India's Lunar Leap: The Chandrayaan-2 Mission to the Moon

        India is set to become the fourth nation to land on the moon, behind the United States, Soviet Union, and China. Here's what you need to know...

        The Indian Space Research Organization (ISRO) launched the Chandrayaan-2 on July 22, 2019, atop the Geosynchronous Satellite Launch Vehicle Mark III rocket from the Satish Dhawan Space Centre in Sriharikota. Just over a month later, the Chandrayaan-2 orbiter now hovers 100 meters above the lunar surface.

        India is seeking to become the fourth country to make a soft landing on the surface of the moon; following the United States, Soviet Union, and China. Additionally, the Chandrayaan-2 will become the first lunar mission to land on the southern polar region. The goal of the mission is to map the topography of the region and examine minerals, the exosphere, elemental abundance, and even possible seismic activity.
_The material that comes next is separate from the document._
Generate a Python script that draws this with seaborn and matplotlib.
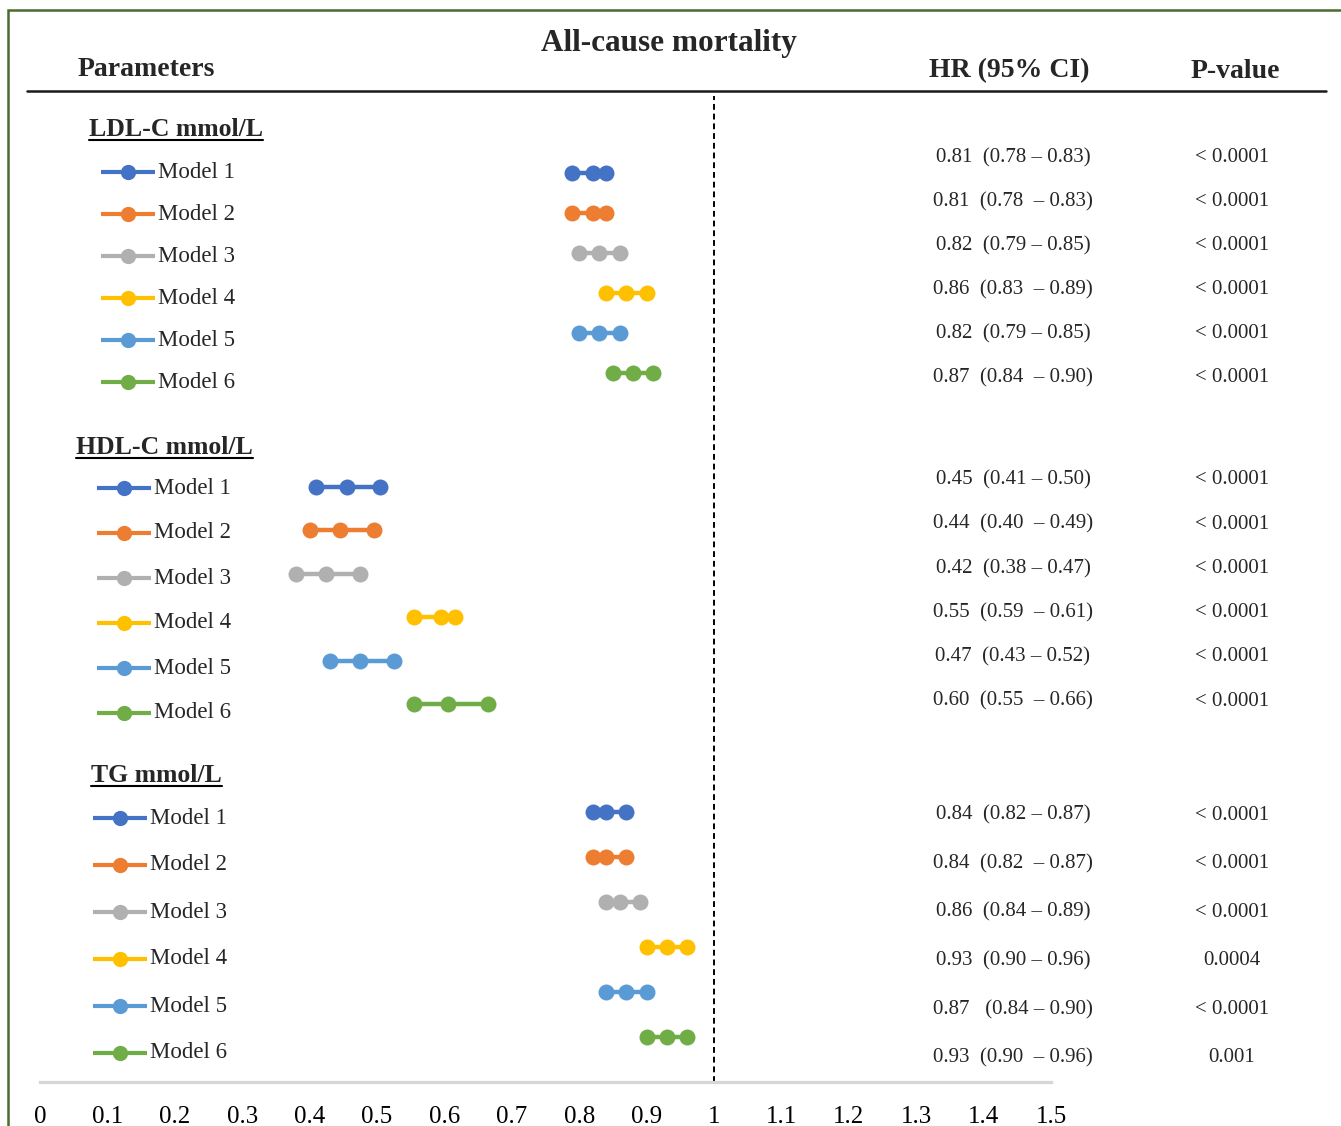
import matplotlib
matplotlib.use("Agg")
import matplotlib.pyplot as plt
import seaborn as sns
import pandas as pd

# ---- data ----
models = ["Model 1", "Model 2", "Model 3", "Model 4", "Model 5", "Model 6"]
sections = ["LDL-C mmol/L", "HDL-C mmol/L", "TG mmol/L"]

# plotted dots (lower, HR, upper)
ldl_low = [0.79, 0.79, 0.80, 0.84, 0.80, 0.85]
ldl_hr = [0.82, 0.82, 0.83, 0.87, 0.83, 0.88]
ldl_up = [0.84, 0.84, 0.86, 0.90, 0.86, 0.91]

hdl_low = [0.41, 0.40, 0.38, 0.555, 0.43, 0.555]
hdl_hr = [0.455, 0.445, 0.425, 0.595, 0.475, 0.605]
hdl_up = [0.505, 0.495, 0.475, 0.615, 0.525, 0.665]

tg_low = [0.82, 0.82, 0.84, 0.90, 0.84, 0.90]
tg_hr = [0.84, 0.84, 0.86, 0.93, 0.87, 0.93]
tg_up = [0.87, 0.87, 0.89, 0.96, 0.90, 0.96]

# table text
ldl_ci = ["0.81  (0.78 – 0.83)", "0.81  (0.78  – 0.83)", "0.82  (0.79 – 0.85)",
          "0.86  (0.83  – 0.89)", "0.82  (0.79 – 0.85)", "0.87  (0.84  – 0.90)"]
ldl_p = ["< 0.0001", "< 0.0001", "< 0.0001", "< 0.0001", "< 0.0001", "< 0.0001"]
hdl_ci = ["0.45  (0.41 – 0.50)", "0.44  (0.40  – 0.49)", "0.42  (0.38 – 0.47)",
          "0.55  (0.59  – 0.61)", "0.47  (0.43 – 0.52)", "0.60  (0.55  – 0.66)"]
hdl_p = ["< 0.0001", "< 0.0001", "< 0.0001", "< 0.0001", "< 0.0001", "< 0.0001"]
tg_ci = ["0.84  (0.82 – 0.87)", "0.84  (0.82  – 0.87)", "0.86  (0.84 – 0.89)",
         "0.93  (0.90 – 0.96)", "0.87   (0.84 – 0.90)", "0.93  (0.90  – 0.96)"]
tg_p = ["< 0.0001", "< 0.0001", "< 0.0001", "0.0004", "< 0.0001", "0.001"]

xticks = [0, 0.1, 0.2, 0.3, 0.4, 0.5, 0.6, 0.7, 0.8, 0.9, 1, 1.1, 1.2, 1.3, 1.4, 1.5]
xtick_labels = ["0", "0.1", "0.2", "0.3", "0.4", "0.5", "0.6", "0.7", "0.8", "0.9",
                "1", "1.1", "1.2", "1.3", "1.4", "1.5"]

colors = ["#4472C4", "#ED7D31", "#B0B0B0", "#FFC000", "#5B9BD5", "#70AD47"]

# ---- layout (pixel rows, y measured from top) ----
layout = [
    dict(title_x=89, title_y=136, sx=101, lab0=172, labd=42, dot0=173, dotd=40, tab0=158, tabd=44),
    dict(title_x=76, title_y=454, sx=97, lab0=488, labd=45, dot0=487, dotd=43.4, tab0=480, tabd=44.2),
    dict(title_x=91, title_y=782, sx=93, lab0=818, labd=47, dot0=811.5, dotd=45.1, tab0=815, tabd=48.6),
]

lows = [ldl_low, hdl_low, tg_low]
hrs = [ldl_hr, hdl_hr, tg_hr]
ups = [ldl_up, hdl_up, tg_up]
cis = [ldl_ci, hdl_ci, tg_ci]
ps = [ldl_p, hdl_p, tg_p]

rows = []
for s, sec in enumerate(sections):
    L = layout[s]
    for i, m in enumerate(models):
        y = L["dot0"] + i * L["dotd"]
        for v in (lows[s][i], hrs[s][i], ups[s][i]):
            rows.append(dict(section=sec, model=m, row=f"{s}-{i}", value=v, y=y))
df = pd.DataFrame(rows)

sns.set_theme(style="white")
plt.rcParams["font.family"] = ["Liberation Serif", "DejaVu Serif"]

W, H = 1341, 1126
fig = plt.figure(figsize=(W / 100, H / 100), dpi=100)
fig.patch.set_facecolor("white")

# forest axes: x 0..1.5 spans px 40..1051, y spans px 96..1082
top_px, bot_px = 96, 1082
fax = fig.add_axes([40 / W, (H - bot_px) / H, (1051 - 40) / W, (bot_px - top_px) / H])
fax.set_facecolor("none")
sns.lineplot(data=df, x="value", y="y", hue="model", units="row", estimator=None,
             sort=True, marker="o", markersize=11.5, markeredgewidth=0, linewidth=3.2,
             palette=colors, legend=False, ax=fax, clip_on=False)
fax.set_xlim(0, 1.5)
fax.set_ylim(bot_px, top_px)
fax.axvline(1, color="black", lw=1.4, ls=(0, (3, 2)))
fax.set_xticks(xticks)
fax.set_xticklabels(xtick_labels, fontsize=18)
fax.tick_params(axis="x", length=0, pad=17, colors="black")
fax.set_yticks([])
fax.set_xlabel("")
fax.set_ylabel("")
for sp in ["top", "right", "left"]:
    fax.spines[sp].set_visible(False)
fax.spines["bottom"].set_color("#d6d6d6")
fax.spines["bottom"].set_linewidth(2.3)

# overlay axes in pixel coordinates for the text and decorations
ox = fig.add_axes([0, 0, 1, 1])
ox.set_xlim(0, W)
ox.set_ylim(H, 0)
ox.axis("off")
ox.patch.set_alpha(0)

# green frame (cropped on right and bottom)
ox.plot([8, 8, W + 5], [H + 5, 10, 10], color="#4B6B2F", lw=1.8, solid_joinstyle="miter")

# headers
ox.text(669, 43, "All-cause mortality", fontsize=22.5, fontweight="bold", ha="center", va="center")
ox.text(78, 69, "Parameters", fontsize=20, fontweight="bold", ha="left", va="center")
ox.text(1009, 71, "HR (95% CI)", fontsize=20, fontweight="bold", ha="center", va="center")
ox.text(1235, 71, "P-value", fontsize=20, fontweight="bold", ha="center", va="center")
ox.plot([27, 1326], [91, 91], color="#1a1a1a", lw=1.8)

titles = []
for s, sec in enumerate(sections):
    L = layout[s]
    t = ox.text(L["title_x"], L["title_y"], sec, fontsize=18.5, fontweight="bold",
                ha="left", va="baseline")
    titles.append((t, L["title_y"]))
    for i, m in enumerate(models):
        ly = L["lab0"] + i * L["labd"]
        ox.plot([L["sx"], L["sx"] + 54], [ly, ly], color=colors[i], lw=3, solid_capstyle="butt")
        ox.plot([L["sx"] + 27], [ly], "o", color=colors[i], ms=11, mew=0)
        ox.text(L["sx"] + 57, ly, m, fontsize=16.5, ha="left", va="center")
        ty = L["tab0"] + i * L["tabd"]
        ox.text(1013, ty, cis[s][i], fontsize=15, ha="center", va="center")
        ox.text(1232, ty, ps[s][i], fontsize=15, ha="center", va="center")

# underline section titles
fig.canvas.draw()
r = fig.canvas.get_renderer()
for t, by in titles:
    bb = t.get_window_extent(renderer=r)
    ox.plot([bb.x0, bb.x1], [by + 4, by + 4], color="black", lw=1.5)

fig.savefig("out.png", dpi=100)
        In 2008, the Chandrayaan-1 was launched into orbit to kick-off India’s ascent into space exploration. India’s Chandrayaan-2 takes a giant leap forward in tackling lunar exploration — whereas the former mission explored the lunar surface from orbit.

        The Chandrayaan-2 is equipped with an orbiter, lander, and the rover Pragyan. Once settled on the surface the orbiter’s cameras, spectrometers, and radar will begin examining the surface in hopes of finding lunar water and hydroxyl (molecules containing the oxygen and hydrogen bond).
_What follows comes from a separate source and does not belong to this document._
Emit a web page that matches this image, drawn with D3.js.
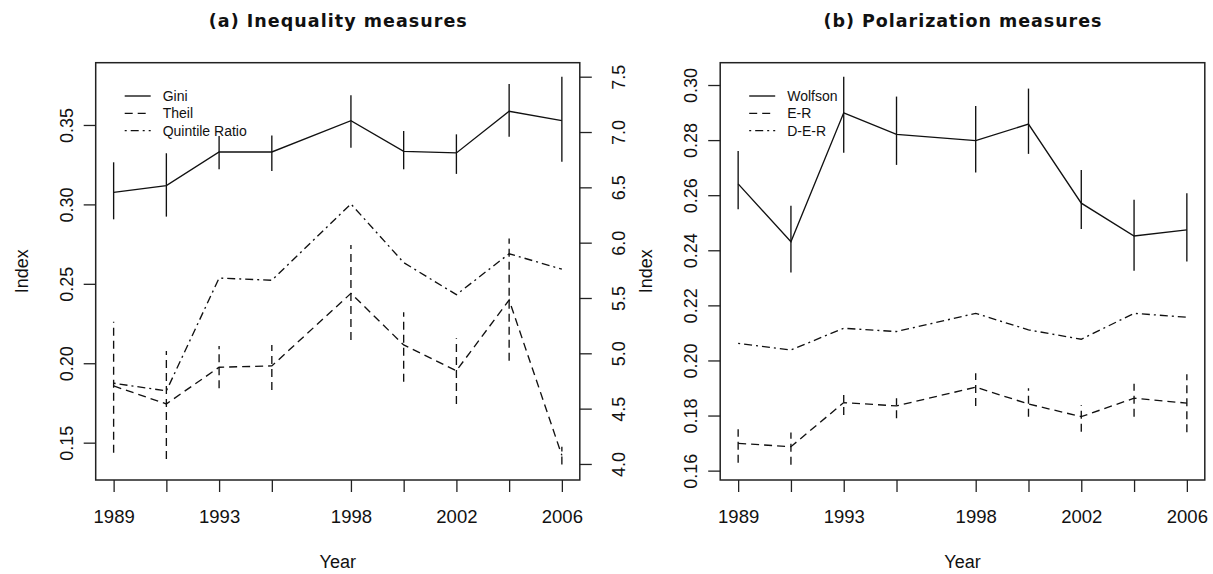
<!DOCTYPE html>
<html>
<head>
<meta charset="utf-8">
<script src="https://cdn.jsdelivr.net/npm/d3@7"></script>
<style>
  html, body { margin: 0; padding: 0; background: #fff; }
  svg { display: block; }
  text { fill: #111; }
</style>
</head>
<body>
<svg id="chart" width="1213" height="574"></svg>
<script>
// ---------- data ----------
const years = [1989, 1991, 1993, 1995, 1998, 2000, 2002, 2004, 2006];
const yearLabels = [1989, 1993, 1998, 2002, 2006];

// (a) Inequality measures
const giniVal = [0.3076, 0.3118, 0.3330, 0.3330, 0.3527, 0.3334, 0.3324, 0.3586, 0.3527];
const giniLo  = [0.2906, 0.2923, 0.3221, 0.3210, 0.3357, 0.3221, 0.3192, 0.3426, 0.3269];
const giniHi  = [0.3265, 0.3322, 0.3431, 0.3433, 0.3687, 0.3462, 0.3441, 0.3758, 0.3804];

const theilVal = [0.1857, 0.1744, 0.1975, 0.1983, 0.2440, 0.2115, 0.1953, 0.2398, 0.1420];
const theilLo  = [0.1437, 0.1397, 0.1842, 0.1832, 0.2146, 0.1884, 0.1744, 0.2015, 0.1362];
const theilHi  = [0.2261, 0.2077, 0.2109, 0.2115, 0.2745, 0.2321, 0.2157, 0.2786, 0.1475];

const quintileVal = [4.73, 4.66, 5.68, 5.66, 6.35, 5.82, 5.53, 5.90, 5.76];

// (b) Polarization measures
const wolfsonVal = [0.2641, 0.2431, 0.2899, 0.2821, 0.2798, 0.2858, 0.2571, 0.2452, 0.2474];
const wolfsonLo  = [0.2549, 0.2319, 0.2754, 0.2710, 0.2682, 0.2750, 0.2477, 0.2326, 0.2359];
const wolfsonHi  = [0.2760, 0.2562, 0.3030, 0.2958, 0.2924, 0.2987, 0.2691, 0.2583, 0.2607];

const erVal = [0.1699, 0.1687, 0.1847, 0.1835, 0.1903, 0.1842, 0.1796, 0.1863, 0.1845];
const erLo  = [0.1629, 0.1621, 0.1802, 0.1790, 0.1835, 0.1796, 0.1741, 0.1796, 0.1739];
const erHi  = [0.1750, 0.1738, 0.1875, 0.1863, 0.1954, 0.1899, 0.1838, 0.1915, 0.1950];

const derVal = [0.2062, 0.2038, 0.2117, 0.2105, 0.2171, 0.2111, 0.2077, 0.2171, 0.2157];

// tick labels
const leftTicksA = [0.15, 0.20, 0.25, 0.30, 0.35];
const rightTicksA = [4.0, 4.5, 5.0, 5.5, 6.0, 6.5, 7.0, 7.5];
const ticksB = [0.16, 0.18, 0.20, 0.22, 0.24, 0.26, 0.28, 0.30];

// ---------- layout / styles ----------
const H_TOP = 62.7, H_BOT = 480;
const panelA = { x0: 95.7, x1: 579.8 };
const panelB = { x0: 720.2, x1: 1204.8 };
const xDomain = [1988.32, 2006.68];

const styles = {
  solid: null,
  dashed: "8,5",
  dashdot: "2,4,8,4"
};
const LW = 1.35;
const FONT = "'Liberation Sans', Arial, sans-serif";

const svg = d3.select("#chart");

function drawPanel(p, opts) {
  const g = svg.append("g");
  const x = d3.scaleLinear().domain(xDomain).range([p.x0, p.x1]);
  const y = d3.scaleLinear().domain(opts.yDomain).range([H_BOT, H_TOP]);

  // x axis
  const xAxis = d3.axisBottom(x)
    .tickValues(years)
    .tickSize(12)
    .tickFormat(d => yearLabels.includes(d) ? String(d) : "");
  const gx = g.append("g").attr("transform", `translate(0,${H_BOT})`).call(xAxis);
  gx.select(".domain").remove();
  gx.selectAll(".tick line").attr("stroke", "#222").attr("stroke-width", 1.3);
  gx.selectAll(".tick text")
    .attr("y", 43).attr("dy", 0)
    .attr("font-family", FONT).attr("font-size", 18.5).attr("fill", "#111");

  // left y axis
  const yAxis = d3.axisLeft(y).tickValues(opts.yTicks).tickSize(12).tickFormat(d3.format(".2f"));
  const gy = g.append("g").attr("transform", `translate(${p.x0},0)`).call(yAxis);
  gy.select(".domain").remove();
  gy.selectAll(".tick line").attr("stroke", "#222").attr("stroke-width", 1.3);
  gy.selectAll(".tick text")
    .attr("x", 0).attr("dy", 0).attr("y", 0)
    .attr("text-anchor", "middle")
    .attr("transform", "translate(-23,0) rotate(-90)")
    .attr("font-family", FONT).attr("font-size", 18).attr("fill", "#111");

  // optional right axis
  let y2 = null;
  if (opts.y2Domain) {
    y2 = d3.scaleLinear().domain(opts.y2Domain).range([H_BOT, H_TOP]);
    const yAxis2 = d3.axisRight(y2).tickValues(opts.y2Ticks).tickSize(12).tickFormat(d3.format(".1f"));
    const gy2 = g.append("g").attr("transform", `translate(${p.x1},0)`).call(yAxis2);
    gy2.select(".domain").remove();
    gy2.selectAll(".tick line").attr("stroke", "#222").attr("stroke-width", 1.3);
    gy2.selectAll(".tick text")
      .attr("x", 0).attr("dy", 0).attr("y", 0)
      .attr("text-anchor", "middle")
      .attr("transform", "translate(45.5,0) rotate(-90)")
      .attr("font-family", FONT).attr("font-size", 18).attr("fill", "#111");
  }

  // series
  opts.series.forEach(s => {
    const sc = s.axis === 2 ? y2 : y;
    const pts = years.map((yr, i) => [yr, s.val[i]]);
    const line = d3.line().x(d => x(d[0])).y(d => sc(d[1]));
    g.append("path")
      .attr("d", line(pts))
      .attr("fill", "none")
      .attr("stroke", "#111")
      .attr("stroke-width", LW)
      .attr("stroke-dasharray", styles[s.style]);
    if (s.lo) {
      g.selectAll(null).data(years).enter().append("line")
        .attr("x1", d => x(d)).attr("x2", d => x(d))
        .attr("y1", (d, i) => sc(s.lo[i])).attr("y2", (d, i) => sc(s.hi[i]))
        .attr("stroke", "#111").attr("stroke-width", LW)
        .attr("stroke-dasharray", styles[s.style]);
    }
  });

  // box
  g.append("rect")
    .attr("x", p.x0).attr("y", H_TOP)
    .attr("width", p.x1 - p.x0).attr("height", H_BOT - H_TOP)
    .attr("fill", "none").attr("stroke", "#222").attr("stroke-width", 1.5);

  // title
  g.append("text")
    .attr("x", (p.x0 + p.x1) / 2).attr("y", 27)
    .attr("text-anchor", "middle")
    .attr("font-family", "'DejaVu Sans', Verdana, sans-serif")
    .attr("font-weight", "bold").attr("font-size", 17.5)
    .attr("textLength", opts.titleLen).attr("lengthAdjust", "spacing")
    .text(opts.title);

  // axis labels
  g.append("text")
    .attr("x", (p.x0 + p.x1) / 2).attr("y", 567.5)
    .attr("text-anchor", "middle")
    .attr("font-family", FONT).attr("font-size", 18)
    .text("Year");
  g.append("text")
    .attr("transform", `translate(${p.x0 - 68},${(H_TOP + H_BOT) / 2}) rotate(-90)`)
    .attr("text-anchor", "middle")
    .attr("font-family", FONT).attr("font-size", 18)
    .text("Index");

  // legend
  const lg = g.append("g");
  opts.series.forEach((s, i) => {
    const ly = 96 + i * 17.3;
    lg.append("line")
      .attr("x1", p.x0 + 29).attr("x2", p.x0 + 55)
      .attr("y1", ly).attr("y2", ly)
      .attr("stroke", "#111").attr("stroke-width", LW)
      .attr("stroke-dasharray", styles[s.style]);
    lg.append("text")
      .attr("x", p.x0 + 67).attr("y", ly + 5)
      .attr("font-family", FONT).attr("font-size", 14)
      .text(s.name);
  });
}

drawPanel(panelA, {
  title: "(a) Inequality measures",
  titleLen: 258,
  yDomain: [0.1265, 0.3892],
  yTicks: leftTicksA,
  y2Domain: [3.855, 7.6265],
  y2Ticks: rightTicksA,
  series: [
    { name: "Gini", val: giniVal, lo: giniLo, hi: giniHi, style: "solid", axis: 1 },
    { name: "Theil", val: theilVal, lo: theilLo, hi: theilHi, style: "dashed", axis: 1 },
    { name: "Quintile Ratio", val: quintileVal, style: "dashdot", axis: 2 }
  ]
});

drawPanel(panelB, {
  title: "(b) Polarization measures",
  titleLen: 278,
  yDomain: [0.1566, 0.3081],
  yTicks: ticksB,
  series: [
    { name: "Wolfson", val: wolfsonVal, lo: wolfsonLo, hi: wolfsonHi, style: "solid", axis: 1 },
    { name: "E-R", val: erVal, lo: erLo, hi: erHi, style: "dashed", axis: 1 },
    { name: "D-E-R", val: derVal, style: "dashdot", axis: 1 }
  ]
});
</script>
</body>
</html>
        The Vikram lander, which also includes the Pragyan rover, disengaged from the Chandrayaan-2 orbiter on Monday, September 2nd, in preparation of today's historic landing. Approximately four hours after Vikram's landing, the Praygayn rover will be deployed. The Vikram lander and Pragyan rover are designed to operate for one lunar day (14 earth days), but the Chandrayaan-2 is expected to spend a full year studying the moon from above.

        Touchdown is scheduled for, September 6th between 1 pm and 3 pm EST. The ISRO will live stream the landing from its website (isro.gov.in).

        SEPTEMBER 10, 2019: The Chandrayaan-2 mission to land a rover on the moon appears to have ended in failure after scientists lost contact with the spacecraft just 2 km above the Moon's surface. Though the ISRO confirmed that cameras aboard the Chandrayaan-2 orbiter have captured thermal images of the lander, what exactly went wrong and the degree of damage is unclear. Teams of scientists are currently working to establishing communication with the lander.